• _JOB_
Extract, in full, the lines below, beginning at the first and ending with the line that contains "from bokeh.resources import INLINE". Pictures do not belong in the copy.

• _MATERIAL_
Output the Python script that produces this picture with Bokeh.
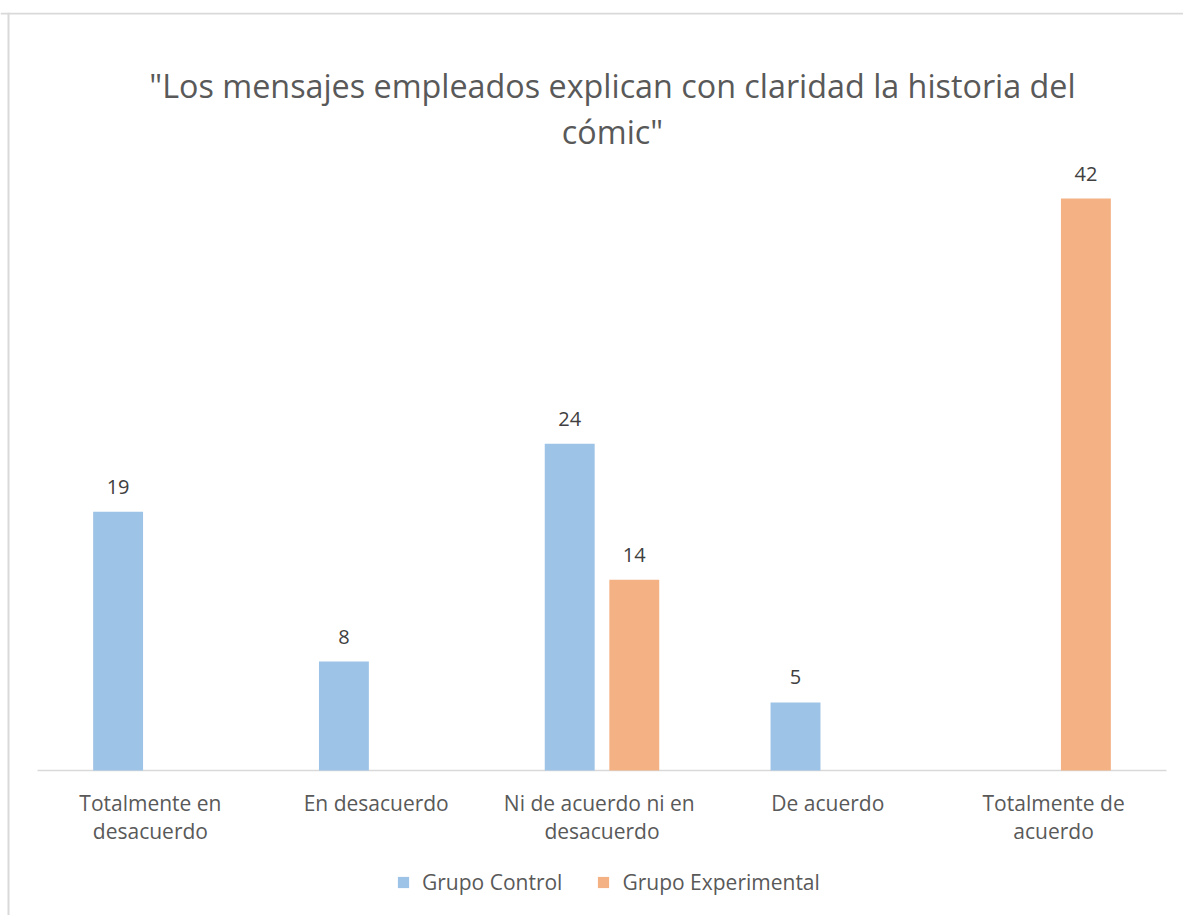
import numpy as np
from bokeh.plotting import figure
from bokeh.models import ColumnDataSource, Range1d, Legend, LegendItem, Span
from bokeh.core.properties import value
from bokeh.embed import file_html
from bokeh.resources import INLINE

# ---------------- data ----------------
categories = ["Totalmente en desacuerdo", "En desacuerdo", "Ni de acuerdo ni  en desacuerdo",
              "De acuerdo", "Totalmente de acuerdo"]
category_line1 = ["Totalmente en", "En desacuerdo", "Ni de acuerdo ni  en", "De acuerdo", "Totalmente de"]
category_line2 = ["desacuerdo", "", "desacuerdo", "", "acuerdo"]
grupo_control = [19, 8, 24, 5, 0]
grupo_experimental = [0, 0, 14, 0, 42]
series_names = ["Grupo Control", "Grupo Experimental"]
title_line1 = "\"Los mensajes empleados explican con claridad la historia del"
title_line2 = "cómic\""

# ---------------- layout (pixels) ----------------
FONT = "Open Sans"
BLUE = "#9DC3E6"
ORANGE = "#F4B183"
GREY = "#D9D9D9"
W, H = 1183, 915
TOP_PAD = 12
PX_CAT = 225.8              # px per category
CAT_LEFT = 37               # canvas x where first category starts
ZERO_Y = 770                # canvas y of value 0
PX_VAL = 572 / 42           # px per unit value

x_start = -CAT_LEFT / PX_CAT
x_end = (W - CAT_LEFT) / PX_CAT
y_end = (ZERO_Y - TOP_PAD) / PX_VAL
y_start = -(H - ZERO_Y) / PX_VAL

def ydata(canvas_y):
    return (ZERO_Y - canvas_y) / PX_VAL

def xdata(canvas_x):
    return (canvas_x - CAT_LEFT) / PX_CAT

p = figure(x_range=Range1d(x_start, x_end), y_range=Range1d(y_start, y_end),
           width=W, height=H, output_backend="svg", toolbar_location=None,
           x_axis_location=None, y_axis_location=None,
           min_border_left=0, min_border_right=0, min_border_top=TOP_PAD, min_border_bottom=0)
p.xgrid.grid_line_color = None
p.ygrid.grid_line_color = None
p.outline_line_color = None

# chart border (top and left, as in the cropped original)
p.add_layout(Span(location=xdata(8), dimension="height", line_color=GREY, line_width=2))
p.add_layout(Span(location=ydata(13), dimension="width", line_color=GREY, line_width=2))

xc = np.arange(len(categories)) + 0.5

# category axis line
p.segment(x0=[0], y0=[0], x1=[len(categories)], y1=[0], line_color=GREY, line_width=1.6)

off, bw = 0.143, 0.221
cx = [x - off for x, v in zip(xc, grupo_control) if v > 0]
cv = [v for v in grupo_control if v > 0]
ex = [x + off for x, v in zip(xc, grupo_experimental) if v > 0]
ev = [v for v in grupo_experimental if v > 0]
src_c = ColumnDataSource(dict(x=cx, val=cv, lbl=[str(v) for v in cv]))
src_e = ColumnDataSource(dict(x=ex, val=ev, lbl=[str(v) for v in ev]))

r1 = p.vbar(x="x", top="val", bottom=0, width=bw, source=src_c, fill_color=BLUE, line_color=None)
r2 = p.vbar(x="x", top="val", bottom=0, width=bw, source=src_e, fill_color=ORANGE, line_color=None)

for src in (src_c, src_e):
    p.text(x="x", y="val", text="lbl", source=src, text_align="center",
           text_baseline="middle", y_offset=-25,
           text_font=value(FONT), text_font_size="20px", text_color="#404040")

# category labels
p.text(x=xc, y=[0] * len(xc), text=category_line1, text_align="center", text_baseline="middle",
       y_offset=32, text_font=value(FONT), text_font_size="21px", text_color="#595959")
p.text(x=xc, y=[0] * len(xc), text=category_line2, text_align="center", text_baseline="middle",
       y_offset=60, text_font=value(FONT), text_font_size="21px", text_color="#595959")

# title
tx = xdata(612)
p.text(x=[tx, tx], y=[ydata(84), ydata(130)], text=[title_line1, title_line2],
       text_align="center", text_baseline="middle",
       text_font=value(FONT), text_font_size="32.3px", text_color="#595959")

legend = Legend(items=[LegendItem(label=series_names[0], renderers=[r1]),
                       LegendItem(label=series_names[1], renderers=[r2])],
                orientation="horizontal", location=(396, 19),
                label_text_font=FONT, label_text_font_size="21px", label_text_color="#595959",
                glyph_width=14, glyph_height=14, label_standoff=12, spacing=34,
                border_line_color=None, background_fill_alpha=0, margin=0, padding=0)
p.add_layout(legend)

open("out.html", "w").write(file_html(p, INLINE))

• _ANSWER TO THIS TASK_
Output the Python script that produces this picture with Bokeh.
import numpy as np
from bokeh.plotting import figure
from bokeh.models import ColumnDataSource, Range1d, Legend, LegendItem, Span
from bokeh.core.properties import value
from bokeh.embed import file_html
from bokeh.resources import INLINE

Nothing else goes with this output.